Tecumseh Paddling Co., based in Tecumseh, takes people out for several trips, from short jaunts to an 8-mile trek down the river. “That longer trip, that’s kind of a neat one,” says Mark Johnson, owner of Tecumseh Paddling Co. “You very rarely see anybody else.” And, he says, because of the way the river winds and turns, there’s always interesting scenery. Go to visitlenawee.com and tecumsehpaddling.com for more information.
A keystone of southeastern Michigan, Monroe County is on Lake Erie and its coast offers multiple access points for adventures on the water. The county has a history of sailboat racing, with hubs like the North Cape Yacht Club and the Monroe Boat Club hosting regattas throughout the summer, although nonmembers will find ample dock space and public launches in Bolles Harbor. Nearby, Sterling State Park also welcomes visitors to its public boat launch. As Michigan’s only state park on Lake Erie, it protects a mile of beach and has 256 lakefront campsites.
Sterling State Park also offers some fishing within a few protected lagoons, but the real sport is on the big lake.

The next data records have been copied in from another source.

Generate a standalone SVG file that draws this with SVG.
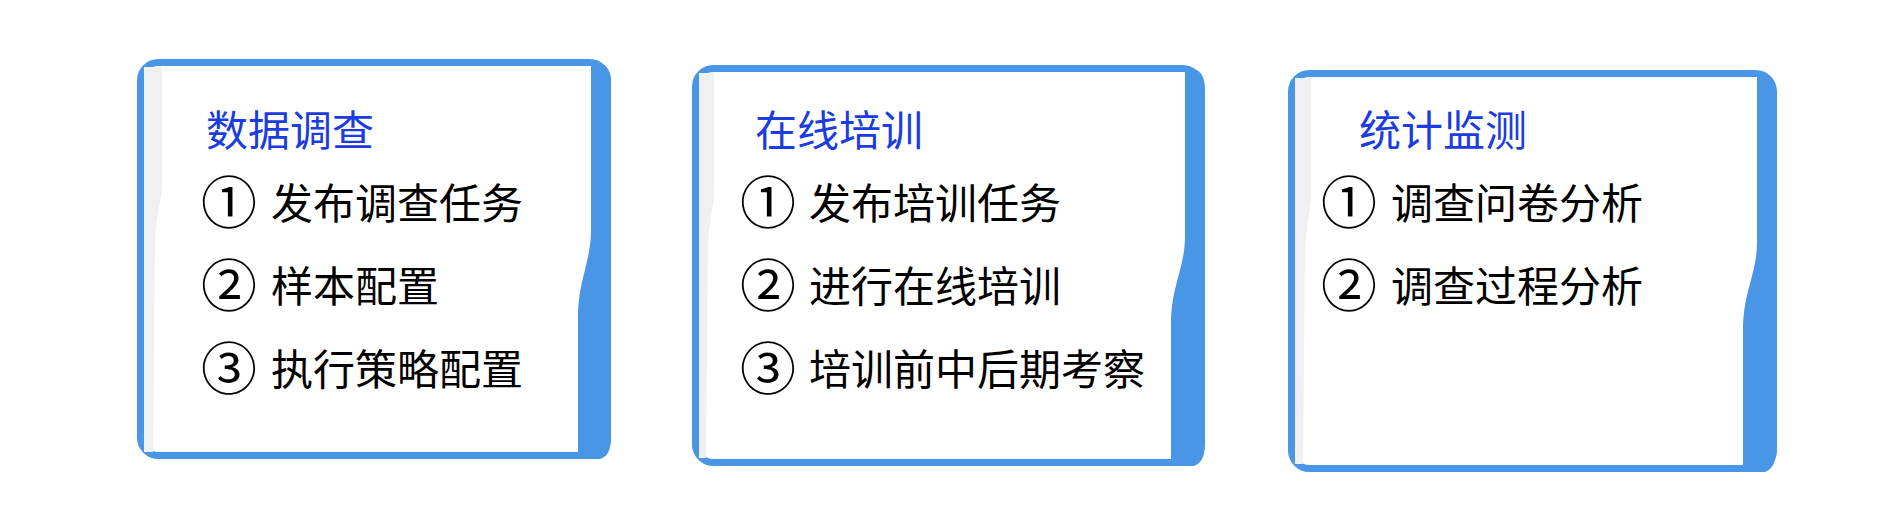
<svg xmlns="http://www.w3.org/2000/svg" width="1880" height="516" viewBox="0 0 1880 516">
<style>
.frame{fill:#ffffff;stroke:#4A96E6;stroke-width:7}
.strip{fill:#4A96E6}
.curl{fill:#F0F0F3}
.title{font-family:"Noto Sans CJK SC","Noto Sans CJK TC",sans-serif;font-size:42px;fill:#1A3CE0}
.item{font-family:"Noto Sans CJK SC","Noto Sans CJK TC",sans-serif;font-size:42px;fill:#000000}
.num{font-family:"Noto Sans CJK SC","Noto Sans CJK TC",sans-serif;font-size:56px;fill:#000000}
</style>
<rect width="1880" height="516" fill="#ffffff"/>
<g id="node-data-survey">
<rect class="frame" x="140.5" y="62.5" width="467" height="393" rx="18"/>
<path class="curl" d="M144,67 L162,67 L162,183 C162,200 156,215 155,240 L153,452 L144,452 Z"/>
<path class="strip" d="M591,63 L600,63 Q611,66 611,84 L611,438 Q611,456 600,459 L578,459 L578,318 C578,280 591,262 591,230 Z"/>
<text class="title" x="206" y="146">数据调查</text>
<text class="num" x="201" y="223">①</text>
<text class="item" x="271" y="219">发布调查任务</text>
<text class="num" x="201" y="306">②</text>
<text class="item" x="271" y="302">样本配置</text>
<text class="num" x="201" y="389">③</text>
<text class="item" x="271" y="385">执行策略配置</text>
</g>
<g id="node-online-training">
<rect class="frame" x="695.5" y="68.5" width="505" height="394" rx="18"/>
<path class="curl" d="M699,73 L714,73 L714,189 C714,206 709,221 708,246 L706,458 L699,458 Z"/>
<path class="strip" d="M1185,69 L1194,69 Q1205,72 1205,90 L1205,444 Q1205,462 1194,466 L1171,466 L1171,324 C1171,286 1185,268 1185,236 Z"/>
<text class="title" x="755" y="146">在线培训</text>
<text class="num" x="740" y="223">①</text>
<text class="item" x="809" y="219">发布培训任务</text>
<text class="num" x="740" y="306">②</text>
<text class="item" x="809" y="302">进行在线培训</text>
<text class="num" x="740" y="389">③</text>
<text class="item" x="809" y="385">培训前中后期考察</text>
</g>
<g id="node-statistics">
<rect class="frame" x="1291.5" y="73.5" width="482" height="395" rx="18"/>
<path class="curl" d="M1295,78 L1311,78 L1311,194 C1311,211 1306,226 1305,251 L1303,464 L1295,464 Z"/>
<path class="strip" d="M1757,74 L1765,74 Q1776,77 1776,95 L1776,450 Q1776,468 1765,472 L1743,472 L1743,330 C1743,292 1757,274 1757,242 Z"/>
<text class="title" x="1359" y="146">统计监测</text>
<text class="num" x="1321" y="223">①</text>
<text class="item" x="1391" y="219">调查问卷分析</text>
<text class="num" x="1321" y="306">②</text>
<text class="item" x="1391" y="302">调查过程分析</text>
</g>
<g id="connectors"></g>
</svg>
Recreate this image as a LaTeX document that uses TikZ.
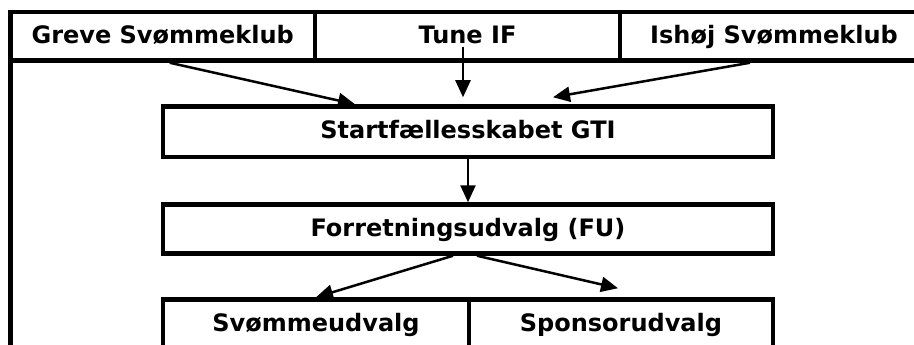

“Lake Erie, whether it’s the shores of Michigan or Ohio or even Canada, is one of the best walleye fisheries in the country,” says Joe Ross, general manager at the Cabela’s store in Dundee. “The numbers and the size of the fish that come out of that lake consistently year after year are just phenomenal.”
Numerous charters launch from marinas up and down the county’s shoreline, taking customers onto the lake with the promise of safety and a good time, and — with any luck — a good catch.
“I’ve never met a charter captain that doesn’t get just as excited as their customers do,” says Ross. “They have a passion for it, and it shows.” For more information, visit michigan.org.
Four and a half hours from the Ohio border, Traverse City is nestled in the groove of Grand Traverse Bay, mostly against the West Arm of the two-pronged waterway. Each side of the bay is best for something: the east side blooms with parasails, the west is filled with marinas, and just inland, the Boardman River flows casually through downtown into Boardman Lake. It’s a destination for water lovers, no matter the medium: sailboats, jet skis, pontoons, kayaks, even inflatable trampolines are available for rent from various outfitters, allowing locals and visitors alike a variety of ways to leave the land behind.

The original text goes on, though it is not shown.